How to speed up delivery of justice as cases pile up

How to speed up delivery of justice as cases pile up

"True peace is not merely the absence of tension, it is the presence of justice." - Martin Luther King Jr.

The Indian Legal System is having a huge backlog of cases. The number of pending cases has gone up despite the continued efforts of the Government by appointment of more number of judges. Though there has been a marginal decrease in the number of cases pending in the Supreme Court of India, there has been a steady increase in the percentage of pending cases in the 24 High Courts of India, which is exactly 9.7% hike during the time frame of 2015-19. Before commenting on the delay caused in Justice delivery, we need to understand that in a High Court, over 100 matters are listed up before a single judge on an average every day. This not only affects the efficiency of the system, but strains the judges too. But, we boast of one of the finest judiciaries in the whole world which has progressively come up with decisions related to environmental law, human Rights etc. Then, why are we still lagging behind with the backlog of cases?

As per the National Judicial Data Grid, more than 29.7 million cases, both civil and criminal, are pending in the subordinate courts. Although more number of judges are being appointed in the lower courts, the system is still lacking the adequate number of judges. There is still a shortage of 5,132 judges in the subordinate courts! In 2017, the Central Government brought forth Nyaya Mitra Scheme, wherein retired judicial officers were appointed to dispose cases pending for over 10 years. But, has that addressed the multifaceted issue that our judiciary faces? Also, there are not enough number of courts. Do you know that judiciary receives a nominal allocation of 0.1% to 0.4% in the annual budget? There is also too much litigation from the Government's side. The Railway Ministry alone is party to 66000 cases. Due to the increase in awareness of one's rights, people are more interested in filing cases against each other rather than going for amicable settlements.

Here is when the legal maxim - "Justice delayed is justice denied" becomes meaningful. It means that if a party who has a grievance is not given legal remedy within a reasonable time period, it is equal to not giving any remedy at all. This phrase is commonly used to indicate the slow and cumbersome process of courts which delay justice delivery. Suppose, a man aged 40 years who owned a house is one day thrown out from it by real estate mafia who come up with forged documents indicating that the property belonged to them. He moves for a case and it is caught up in the net of stagnancy and finally the verdict comes out after 40 years. By that time he had died lying down in a rented house. What is the meaning of justice if it is not delivered on time for the needy?
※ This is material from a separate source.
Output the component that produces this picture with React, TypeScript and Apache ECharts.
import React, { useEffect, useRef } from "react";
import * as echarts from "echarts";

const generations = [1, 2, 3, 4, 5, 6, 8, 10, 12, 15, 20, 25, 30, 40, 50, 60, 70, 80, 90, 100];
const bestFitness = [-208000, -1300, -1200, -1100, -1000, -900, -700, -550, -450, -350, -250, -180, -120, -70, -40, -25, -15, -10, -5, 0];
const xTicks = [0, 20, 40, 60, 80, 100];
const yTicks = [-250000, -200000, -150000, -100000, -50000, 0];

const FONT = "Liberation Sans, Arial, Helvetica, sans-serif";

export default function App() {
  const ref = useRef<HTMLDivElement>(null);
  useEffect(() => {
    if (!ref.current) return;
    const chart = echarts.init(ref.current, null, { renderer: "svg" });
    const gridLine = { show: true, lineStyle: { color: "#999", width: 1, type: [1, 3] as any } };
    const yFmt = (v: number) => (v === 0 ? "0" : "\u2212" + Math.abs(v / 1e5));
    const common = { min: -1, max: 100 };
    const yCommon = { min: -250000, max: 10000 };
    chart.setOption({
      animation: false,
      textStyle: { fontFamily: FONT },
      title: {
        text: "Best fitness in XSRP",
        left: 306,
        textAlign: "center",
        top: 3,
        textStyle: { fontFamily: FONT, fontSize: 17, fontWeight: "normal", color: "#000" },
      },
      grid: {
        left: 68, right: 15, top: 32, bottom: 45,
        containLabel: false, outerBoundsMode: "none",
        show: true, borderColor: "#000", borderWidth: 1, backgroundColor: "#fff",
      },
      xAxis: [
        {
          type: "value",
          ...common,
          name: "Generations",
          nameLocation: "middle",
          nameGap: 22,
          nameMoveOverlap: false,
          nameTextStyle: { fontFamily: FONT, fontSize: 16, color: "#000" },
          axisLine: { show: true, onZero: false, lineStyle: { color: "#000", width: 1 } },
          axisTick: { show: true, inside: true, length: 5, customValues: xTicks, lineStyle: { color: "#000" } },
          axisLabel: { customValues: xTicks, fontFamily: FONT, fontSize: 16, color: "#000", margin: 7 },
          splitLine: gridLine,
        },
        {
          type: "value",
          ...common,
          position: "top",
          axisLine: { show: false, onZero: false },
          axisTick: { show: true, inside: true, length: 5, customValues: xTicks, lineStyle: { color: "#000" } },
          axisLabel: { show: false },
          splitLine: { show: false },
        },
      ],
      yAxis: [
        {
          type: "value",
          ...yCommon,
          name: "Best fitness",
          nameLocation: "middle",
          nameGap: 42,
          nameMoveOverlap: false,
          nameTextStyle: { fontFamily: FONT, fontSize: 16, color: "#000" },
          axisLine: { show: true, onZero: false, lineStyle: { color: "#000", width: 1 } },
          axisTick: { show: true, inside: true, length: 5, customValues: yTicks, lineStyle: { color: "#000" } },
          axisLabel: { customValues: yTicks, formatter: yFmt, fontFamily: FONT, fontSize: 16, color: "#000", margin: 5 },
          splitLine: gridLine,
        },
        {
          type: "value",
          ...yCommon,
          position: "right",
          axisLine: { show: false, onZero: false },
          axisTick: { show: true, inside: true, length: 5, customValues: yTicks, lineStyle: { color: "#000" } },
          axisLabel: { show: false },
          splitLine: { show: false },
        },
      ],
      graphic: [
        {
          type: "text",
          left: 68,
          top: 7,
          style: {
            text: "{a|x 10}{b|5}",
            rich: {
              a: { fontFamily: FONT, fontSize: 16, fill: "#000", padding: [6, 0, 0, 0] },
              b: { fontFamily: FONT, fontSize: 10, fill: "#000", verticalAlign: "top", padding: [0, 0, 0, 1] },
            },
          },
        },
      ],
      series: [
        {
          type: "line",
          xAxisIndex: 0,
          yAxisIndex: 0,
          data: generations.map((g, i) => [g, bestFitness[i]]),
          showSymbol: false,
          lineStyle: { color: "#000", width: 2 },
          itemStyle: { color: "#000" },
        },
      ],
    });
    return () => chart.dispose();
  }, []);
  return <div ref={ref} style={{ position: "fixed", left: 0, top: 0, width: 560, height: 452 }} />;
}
This is an alarming situation. Something needs to be done to curb this issue. Two main things need to be restructured to tackle the backlog of cases - one is the court infrastructure and second one is the manner of listing up cases. A definite number should be determined by the government to indicate how many cases should be listed before a single judge every day. More number of courts should be set up.
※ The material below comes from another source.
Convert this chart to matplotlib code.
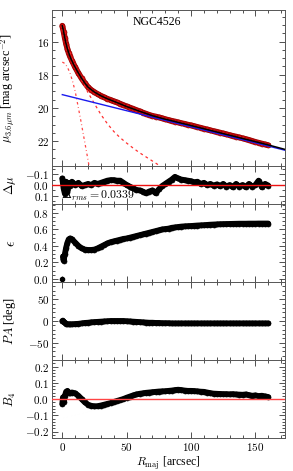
import matplotlib
matplotlib.use("Agg")
import matplotlib.pyplot as plt
import matplotlib.patheffects as pe
from matplotlib.ticker import MultipleLocator, FuncFormatter

# ---------------- data ----------------
r_prof = [0, 1, 2, 3, 4, 5, 6, 7.5, 10, 12.5, 15, 17.5, 20, 22.5, 25, 27.5, 30, 32.5, 35, 37.5,
          40, 42.5, 45, 47.5, 50, 52.5, 55, 57.5, 60, 62.5, 65, 67.5, 70, 72.5, 75, 77.5, 80,
          82.5, 85, 87.5, 90, 92.5, 95, 97.5, 100, 102.5, 105, 107.5, 110, 112.5, 115, 117.5,
          120, 122.5, 125, 127.5, 130, 132.5, 135, 137.5, 140, 142.5, 145, 147.5, 150, 152.5,
          155, 157.5, 160]
mu_obs = [15.05, 15.4, 15.8, 16.15, 16.45, 16.7, 16.9, 17.15, 17.55, 17.9, 18.22, 18.5, 18.75,
          18.92, 19.05, 19.17, 19.27, 19.36, 19.45, 19.52, 19.6, 19.67, 19.75, 19.83, 19.91,
          19.98, 20.05, 20.13, 20.2, 20.28, 20.35, 20.42, 20.48, 20.52, 20.57, 20.62, 20.68,
          20.73, 20.78, 20.82, 20.87, 20.92, 20.96, 21.01, 21.05, 21.1, 21.15, 21.2, 21.25,
          21.3, 21.35, 21.4, 21.44, 21.49, 21.54, 21.59, 21.64, 21.69, 21.73, 21.78, 21.83,
          21.88, 21.93, 21.99, 22.05, 22.1, 22.15, 22.2, 22.25]
dmu = [-0.06, 0.03, 0.08, -0.03, 0.06, -0.02, 0.01, -0.03, 0.0, -0.02, 0.01, 0.0, -0.01, 0.0,
       -0.02, -0.01, -0.02, -0.03, -0.04, -0.045, -0.045, -0.04, -0.04, -0.02, 0.0, 0.015,
       0.03, 0.045, 0.05, 0.06, 0.075, 0.06, 0.05, 0.075, 0.04, 0.01, -0.01, -0.03, -0.05,
       -0.075, -0.06, -0.05, -0.045, -0.04, -0.035, -0.025, -0.03, -0.01, -0.02, 0.0, -0.01,
       0.005, -0.005, 0.01, -0.01, 0.015, 0.0, 0.02, -0.01, 0.015, 0.0, 0.02, -0.01, 0.015,
       0.0, -0.04, 0.02, -0.01, 0.005]

# model components
r_total = [0, 1, 2, 3, 4, 6, 8, 10, 12.5, 15, 17.5, 20, 25, 30, 35, 40, 50, 60, 70, 80, 90,
           100, 120, 140, 160, 173]
mu_total = [15.05, 15.4, 15.8, 16.15, 16.45, 16.9, 17.25, 17.55, 17.9, 18.22, 18.5, 18.75,
            19.05, 19.27, 19.45, 19.6, 19.92, 20.2, 20.47, 20.68, 20.87, 21.06, 21.45, 21.84,
            22.23, 22.5]
r_disk = [0, 173]
mu_disk = [19.2, 22.55]
r_bulge = [0, 2.5, 5, 7.5, 10, 12.5, 15, 17.5, 20, 25, 30, 35, 40, 45, 50, 55, 60, 65, 70, 75, 77]
mu_bulge = [15.25, 15.9, 16.5, 17.0, 17.5, 17.9, 18.3, 18.7, 19.08, 19.75, 20.4, 20.95, 21.42,
            21.8, 22.12, 22.42, 22.7, 22.95, 23.2, 23.45, 23.55]
r_inner = [0, 2, 4, 6, 8, 10, 12, 14, 16, 18, 20, 21]
mu_inner = [17.24, 17.32, 17.55, 17.9, 18.4, 19.0, 19.8, 20.6, 21.45, 22.3, 23.15, 23.6]

# isophote parameters
r_iso = [0, 0.5, 1, 2, 3, 4, 5, 6, 7.5, 10, 12.5, 15, 17.5, 20, 22.5, 25, 27.5, 30, 32.5, 35,
         37.5, 40, 42.5, 45, 47.5, 50, 52.5, 55, 57.5, 60, 62.5, 65, 67.5, 70, 72.5, 75, 77.5,
         80, 82.5, 85, 87.5, 90, 92.5, 95, 97.5, 100, 102.5, 105, 107.5, 110, 112.5, 115, 117.5,
         120, 122.5, 125, 127.5, 130, 132.5, 135, 137.5, 140, 142.5, 145, 147.5, 150, 152.5,
         155, 157.5, 160]
ell = [0.0, 0.27, 0.22, 0.30, 0.38, 0.44, 0.48, 0.49, 0.48, 0.44, 0.40, 0.37, 0.355, 0.35, 0.35,
       0.355, 0.37, 0.39, 0.41, 0.43, 0.445, 0.455, 0.465, 0.475, 0.485, 0.49, 0.50, 0.51,
       0.52, 0.53, 0.54, 0.55, 0.56, 0.57, 0.58, 0.59, 0.60, 0.605, 0.61, 0.62, 0.625, 0.63,
       0.635, 0.638, 0.64, 0.642, 0.645, 0.648, 0.65, 0.652, 0.655, 0.658, 0.66, 0.662,
       0.664, 0.665, 0.666, 0.667, 0.668, 0.669, 0.67, 0.67, 0.67, 0.671, 0.671, 0.671,
       0.672, 0.672, 0.672, 0.672]
pa = [0, 1, -2, -4, -6, -7, -7.5, -7.5, -7.5, -7, -6.5, -5.5, -4.5, -4, -3, -2.5, -2, -1.5, -1,
      -0.5, 0, 0, 0, 0, 0, -0.5, -1, -1.5, -2, -2.5, -3, -3.5, -4, -4, -4.5, -4.5, -5, -5, -5,
      -5.5, -5.5, -5.5, -5.5, -5.5, -5.5, -5.5, -5.5, -5.5, -5.5, -5.5, -5.5, -5.5, -5.5, -5.5,
      -5.5, -5.5, -5.5, -5.5, -5.5, -5.5, -5.5, -5.5, -5.5, -5.5, -5.5, -5.5, -5.5, -5.5, -5.5,
      -5.5]
b4 = [-0.03, 0.01, -0.02, 0.02, 0.045, 0.05, 0.04, 0.035, 0.04, 0.035, 0.02, 0.0, -0.02,
      -0.035, -0.042, -0.045, -0.044, -0.04, -0.035, -0.03, -0.025, -0.018, -0.012, -0.006,
      0.0, 0.008, 0.015, 0.022, 0.028, 0.032, 0.035, 0.038, 0.04, 0.042, 0.044, 0.046, 0.047,
      0.048, 0.05, 0.052, 0.055, 0.057, 0.055, 0.052, 0.05, 0.05, 0.049, 0.047, 0.045, 0.044,
      0.04, 0.036, 0.033, 0.032, 0.031, 0.03, 0.03, 0.029, 0.03, 0.028, 0.027, 0.026, 0.028,
      0.024, 0.02, 0.022, 0.018, 0.02, 0.016, 0.012]

galaxy = "NGC4526"
rms_text = r"$\Delta_{rms}=0.0339$"

# ---------------- style ----------------
plt.rcParams["font.family"] = ["Liberation Serif", "DejaVu Serif"]
plt.rcParams["mathtext.fontset"] = "cm"

fig = plt.figure(figsize=(2.93, 4.71), dpi=100)
gs = fig.add_gridspec(5, 1, height_ratios=[156, 38, 78, 78, 78], hspace=0,
                      left=52 / 293, right=285 / 293, bottom=1 - 438 / 471, top=1 - 10 / 471)
axes = [fig.add_subplot(gs[i]) for i in range(5)]


def mk_fmt(decimals):
    def f(v, p):
        if abs(v) < 1e-9:
            v = 0.0
        s = ("%." + str(decimals) + "f") % v
        return r"$%s$" % s
    return FuncFormatter(f)


for ax in axes:
    ax.set_xlim(-8, 173)
    ax.xaxis.set_major_locator(MultipleLocator(50))
    ax.xaxis.set_minor_locator(MultipleLocator(10))
    ax.tick_params(which="both", direction="in", top=True, right=True, labelsize=8,
                   width=0.6, colors="#333333", labelcolor="black", pad=2)
    ax.tick_params(which="major", length=4)
    ax.tick_params(which="minor", length=2)
    for s in ax.spines.values():
        s.set_linewidth(0.7)
        s.set_color("#555555")
    if ax is not axes[-1]:
        ax.tick_params(labelbottom=False)
    ax.yaxis.set_label_coords(-0.145, 0.5)


def band(ax, x, y, face, edge, z=2):
    ax.plot(x, y, color=face, lw=3.2, solid_capstyle="round", zorder=z,
            path_effects=[pe.Stroke(linewidth=4.2, foreground=edge), pe.Normal()])
    ax.plot(x, y, ls="none", marker="o", ms=3.6, mfc=face, mec=edge, mew=0.5, zorder=z)


# panel 1: surface brightness
ax = axes[0]
band(ax, r_prof, mu_obs, "#dd1111", "#9a0000")
ax.plot(r_inner, mu_inner, color="#ff4444", lw=0.9, ls=(0, (2, 2.2, 0.6, 2.2)), zorder=3)
ax.plot(r_bulge, mu_bulge, color="#ff3030", lw=0.9, ls=(0, (2.2, 2.6)), zorder=3)
ax.plot(r_disk, mu_disk, color="#1a1aee", lw=1.0, zorder=3)
ax.plot(r_total, mu_total, color="black", lw=1.1, zorder=4)
ax.set_ylim(23.5, 14.1)
ax.yaxis.set_major_locator(MultipleLocator(2))
ax.yaxis.set_minor_locator(MultipleLocator(0.5))
ax.yaxis.set_major_formatter(mk_fmt(0))
ax.set_ylabel(r"$\mu_{3.6\mu m}$ [mag arcsec$^{-2}$]", fontsize=8.7)
ax.text(0.45, 0.92, galaxy, transform=ax.transAxes, ha="center", va="center", fontsize=8.5)

# panel 2: residuals
ax = axes[1]
band(ax, r_prof, dmu, "black", "black")
ax.axhline(0, color="#ee1111", lw=1.0, zorder=3)
ax.set_ylim(0.175, -0.175)
ax.yaxis.set_major_locator(MultipleLocator(0.1))
ax.yaxis.set_minor_locator(MultipleLocator(0.05))
ax.yaxis.set_major_formatter(mk_fmt(1))
ax.set_ylabel(r"$\Delta\mu$", fontsize=9)
ax.text(0.04, 0.22, rms_text, transform=ax.transAxes, ha="left", va="center", fontsize=8.5,
        zorder=1)

# panel 3: ellipticity
ax = axes[2]
ax.plot(r_iso[:1], ell[:1], ls="none", marker="o", ms=3, color="black")
band(ax, r_iso[1:], ell[1:], "black", "black")
ax.set_ylim(-0.04, 0.91)
ax.yaxis.set_major_locator(MultipleLocator(0.2))
ax.yaxis.set_minor_locator(MultipleLocator(0.05))
ax.yaxis.set_major_formatter(mk_fmt(1))
ax.set_ylabel(r"$\epsilon$", fontsize=10)

# panel 4: position angle
ax = axes[3]
band(ax, r_iso, pa, "black", "black")
ax.set_ylim(-90, 90)
ax.yaxis.set_major_locator(MultipleLocator(50))
ax.yaxis.set_minor_locator(MultipleLocator(10))
ax.yaxis.set_major_formatter(mk_fmt(0))
ax.set_ylabel(r"$PA$ [deg]", fontsize=9)

# panel 5: B4
ax = axes[4]
band(ax, r_iso, b4, "black", "black")
ax.axhline(0, color="#ff4444", lw=1.0, zorder=3)
ax.set_ylim(-0.24, 0.24)
ax.yaxis.set_major_locator(MultipleLocator(0.1))
ax.yaxis.set_minor_locator(MultipleLocator(0.02))
ax.yaxis.set_major_formatter(mk_fmt(1))
ax.xaxis.set_major_formatter(mk_fmt(0))
ax.set_ylabel(r"$B_4$", fontsize=9)
ax.set_xlabel(r"$R_{\rm maj}$ [arcsec]", fontsize=8.5, labelpad=1)

fig.savefig("out.png", dpi=100)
There are many ways outside the court to legally settle the disputes of common man, which are always ignored. Some of such ways are moving for arbitration, conciliation, mediation etc. These are jointly called as "Alternative Dispute Resolution Mechanisms" or simply ADR. For example, if there is a dispute over a property between the legal heirs, instead of moving to the court, they can settle the matter using any of this mechanisms.

The vacancies of judges should be filled up expediently.

A better court management system should also be devised that can help track number of cases, the nature of cases and to analyse what kind of disputes are commonly brought before subordinate courts.

Government should also spread awareness programmes to make lay men understand what are their rights and how can they settle disputes in a friendly manner in cases of civil suits. Also, Lok Adalats are held every month to resolve cases. All these methods should be made known to the public.

Thus, it is high time that the Government take up collective and planned action to enable judiciary function in a better way and justice is delivered promptly.